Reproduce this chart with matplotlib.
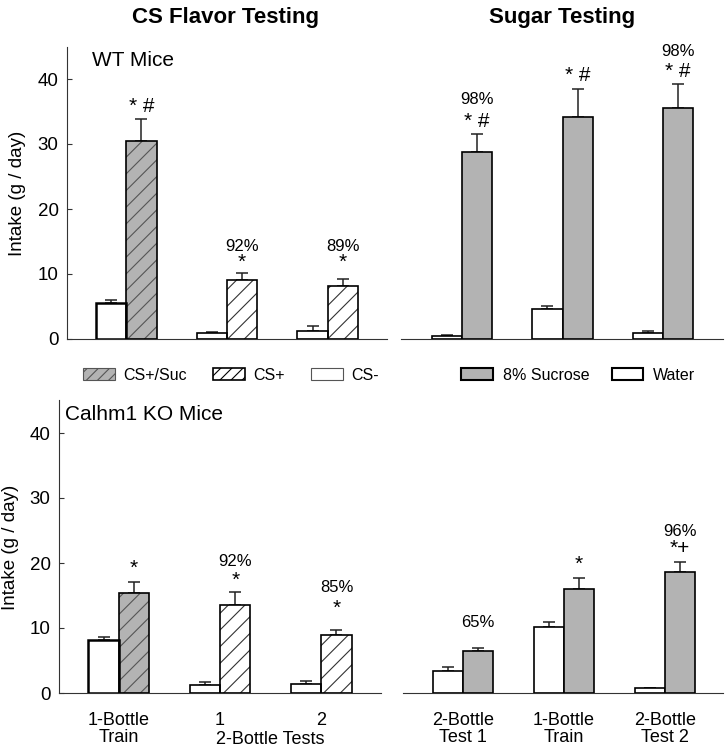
import numpy as np
import matplotlib
matplotlib.use("Agg")
import matplotlib.pyplot as plt
from matplotlib.patches import Patch

plt.rcParams['font.family'] = ['Liberation Sans', 'DejaVu Sans']
plt.rcParams['hatch.linewidth'] = 0.8

# group positions
groups = [0, 1, 2]

# WT mice, CS flavor testing (g / day)
wt_cs_minus = [5.6, 0.9, 1.3]
wt_cs_minus_err = [0.4, 0.15, 0.65]
wt_cs_plus = [30.4, 9.0, 8.2]
wt_cs_plus_err = [3.5, 1.1, 1.1]

# WT mice, sugar testing
wt_water = [0.4, 4.6, 0.9]
wt_water_err = [0.2, 0.45, 0.4]
wt_sucrose = [28.8, 34.2, 35.5]
wt_sucrose_err = [2.8, 4.3, 3.8]

# Calhm1 KO mice, CS flavor testing
ko_cs_minus = [8.1, 1.3, 1.4]
ko_cs_minus_err = [0.45, 0.45, 0.5]
ko_cs_plus = [15.4, 13.6, 8.9]
ko_cs_plus_err = [1.75, 1.9, 0.8]

# Calhm1 KO mice, sugar testing
ko_water = [3.4, 10.1, 0.7]
ko_water_err = [0.55, 0.8, 0.08]
ko_sucrose = [6.4, 16.0, 18.6]
ko_sucrose_err = [0.5, 1.7, 1.5]

flavor_labels = ["1-Bottle\nTrain", "1", "2"]
sugar_labels = ["2-Bottle\nTest 1", "1-Bottle\nTrain", "2-Bottle\nTest 2"]

# annotations: (group, text, y)
wt_flavor_notes = [(0, "* #", 35.7), (1, "92%", 14.2), (1, "*", 11.8),
                   (2, "89%", 14.2), (2, "*", 11.8)]
wt_sugar_notes = [(0, "98%", 36.9), (0, "* #", 33.5), (1, "* #", 40.6),
                  (2, "98%", 44.3), (2, "* #", 41.2)]
ko_flavor_notes = [(0, "*", 19.2), (1, "92%", 20.3), (1, "*", 17.4),
                   (2, "85%", 16.3), (2, "*", 13.1)]
ko_sugar_notes = [(0, "65%", 10.8), (1, "*", 19.8), (2, "96%", 24.9),
                  (2, "*+", 22.2)]

gray = "#b3b3b3"
W = 727
H = 750
fig = plt.figure(figsize=(7.27, 7.5), dpi=100)

ax_tl = fig.add_axes([67 / W, 1 - 339 / H, 320 / W, 292.5 / H])
ax_tr = fig.add_axes([401 / W, 1 - 339 / H, 322 / W, 292.5 / H])
ax_bl = fig.add_axes([59 / W, 1 - 693 / H, 322 / W, 292.5 / H])
ax_br = fig.add_axes([403 / W, 1 - 693 / H, 320 / W, 292.5 / H])


def hatched_bars(ax, x, vals, face, hatch_col, first_face):
    for i, (xi, v) in enumerate(zip(x, vals)):
        fc = first_face if i == 0 else face
        hc = "#555555" if i == 0 else hatch_col
        ax.bar(xi, v, width=0.3, color=fc, edgecolor=hc, hatch="//",
               linewidth=0, zorder=2)
        ax.bar(xi, v, width=0.3, facecolor="none", edgecolor="black",
               linewidth=1.2, zorder=3)


def err(ax, x, vals, errs):
    ax.errorbar(x, vals, yerr=[np.zeros(len(errs)), errs], fmt="none",
                ecolor="#222222", elinewidth=1.1, capsize=4, capthick=1.1,
                zorder=1)


def notes(ax, x, items):
    for g, txt, y in items:
        size = 15 if "*" in txt else 12
        ax.text(x[g], y, txt, ha="center", va="center", fontsize=size)


x = np.array(groups)
left = x - 0.15
right = x + 0.15

# flavor panels
for ax, cm, cme, cp, cpe, nts in [
        (ax_tl, wt_cs_minus, wt_cs_minus_err, wt_cs_plus, wt_cs_plus_err, wt_flavor_notes),
        (ax_bl, ko_cs_minus, ko_cs_minus_err, ko_cs_plus, ko_cs_plus_err, ko_flavor_notes)]:
    lw = [1.8, 1.2, 1.2]
    ax.bar(left, cm, width=0.3, color="white", edgecolor="black", linewidth=lw, zorder=3)
    hatched_bars(ax, right, cp, "white", "#333333", gray)
    err(ax, left, cm, cme)
    err(ax, right, cp, cpe)
    notes(ax, right, nts)
    ax.set_xlim(-0.59, 2.59)

# sugar panels
for ax, wv, we, sv, se, nts in [
        (ax_tr, wt_water, wt_water_err, wt_sucrose, wt_sucrose_err, wt_sugar_notes),
        (ax_br, ko_water, ko_water_err, ko_sucrose, ko_sucrose_err, ko_sugar_notes)]:
    ax.bar(left, wv, width=0.3, color="white", edgecolor="black", linewidth=1.2, zorder=3)
    ax.bar(right, sv, width=0.3, color=gray, edgecolor="black", linewidth=1.2, zorder=3)
    err(ax, left, wv, we)
    err(ax, right, sv, se)
    notes(ax, right, nts)

ax_tr.set_xlim(-0.607, 2.597)
ax_br.set_xlim(-0.594, 2.574)

for ax in [ax_tl, ax_tr, ax_bl, ax_br]:
    ax.set_ylim(0, 45)
    ax.spines["top"].set_visible(False)
    ax.spines["right"].set_visible(False)
    ax.spines["bottom"].set_color("#333333")
    ax.spines["left"].set_color("#333333")
    ax.tick_params(axis="x", length=0)
    ax.set_xticks([])

for ax in [ax_tl, ax_bl]:
    ax.set_yticks([0, 10, 20, 30, 40])
    ax.tick_params(axis="y", direction="in", length=3.5, pad=6,
                   labelsize=13.5, color="#333333")

for ax in [ax_tr, ax_br]:
    ax.spines["left"].set_visible(False)
    ax.set_yticks([])

# x labels for bottom row
ax_bl.set_xticks(x)
ax_bl.set_xticklabels(flavor_labels, fontsize=13, linespacing=1.0)
ax_bl.tick_params(axis="x", length=0, pad=14)
ax_bl.text(1.5, -0.158, "2-Bottle Tests", transform=ax_bl.get_xaxis_transform(),
           ha="center", va="center", fontsize=13)
ax_br.set_xticks(x)
ax_br.set_xticklabels(sugar_labels, fontsize=13, linespacing=1.0)
ax_br.tick_params(axis="x", length=0, pad=14)

# panel labels
ax_tl.text(-0.337, 42.9, "WT Mice", fontsize=15, va="center", ha="left")
ax_bl.text(-0.53, 42.9, "Calhm1 KO Mice", fontsize=15, va="center", ha="left")

# titles and y labels
fig.text(226 / W, 1 - 17 / H, "CS Flavor Testing", ha="center", va="center",
         fontsize=16, fontweight="bold")
fig.text(562 / W, 1 - 17 / H, "Sugar Testing", ha="center", va="center",
         fontsize=16, fontweight="bold")
fig.text(18 / W, 1 - 193 / H, "Intake (g / day)", rotation=90, ha="center",
         va="center", fontsize=13.5)
fig.text(11 / W, 1 - 547 / H, "Intake (g / day)", rotation=90, ha="center",
         va="center", fontsize=13.5)

# legends
leg_flavor = [
    Patch(facecolor=gray, edgecolor="#555555", hatch="///", linewidth=0.8, label="CS+/Suc"),
    Patch(facecolor="white", edgecolor="black", hatch="///", linewidth=1.2, label="CS+"),
    Patch(facecolor="white", edgecolor="#555555", linewidth=0.8, label="CS-"),
]
leg_sugar = [
    Patch(facecolor=gray, edgecolor="black", linewidth=1.5, label="8% Sucrose"),
    Patch(facecolor="white", edgecolor="black", linewidth=1.5, label="Water"),
]
fig.legend(handles=leg_flavor, loc="center left", bbox_to_anchor=(83 / W, 1 - 375 / H),
           ncol=3, frameon=False, fontsize=11.5, handlelength=2.0, handleheight=0.7,
           handletextpad=0.55, columnspacing=1.6, borderpad=0, borderaxespad=0)
fig.legend(handles=leg_sugar, loc="center left", bbox_to_anchor=(461 / W, 1 - 375 / H),
           ncol=2, frameon=False, fontsize=11.5, handlelength=2.0, handleheight=0.7,
           handletextpad=0.6, columnspacing=1.4, borderpad=0, borderaxespad=0)

fig.savefig("out.png", dpi=100)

EXERCISE:
In the data above, please extract the lines from the first one through the line with "wt_sucrose_err = [2.8, 4.3, 3.8]", exactly, and keep pictures out.

THE RESPONSE:
Reproduce this chart with matplotlib.
import numpy as np
import matplotlib
matplotlib.use("Agg")
import matplotlib.pyplot as plt
from matplotlib.patches import Patch

plt.rcParams['font.family'] = ['Liberation Sans', 'DejaVu Sans']
plt.rcParams['hatch.linewidth'] = 0.8

# group positions
groups = [0, 1, 2]

# WT mice, CS flavor testing (g / day)
wt_cs_minus = [5.6, 0.9, 1.3]
wt_cs_minus_err = [0.4, 0.15, 0.65]
wt_cs_plus = [30.4, 9.0, 8.2]
wt_cs_plus_err = [3.5, 1.1, 1.1]

# WT mice, sugar testing
wt_water = [0.4, 4.6, 0.9]
wt_water_err = [0.2, 0.45, 0.4]
wt_sucrose = [28.8, 34.2, 35.5]
wt_sucrose_err = [2.8, 4.3, 3.8]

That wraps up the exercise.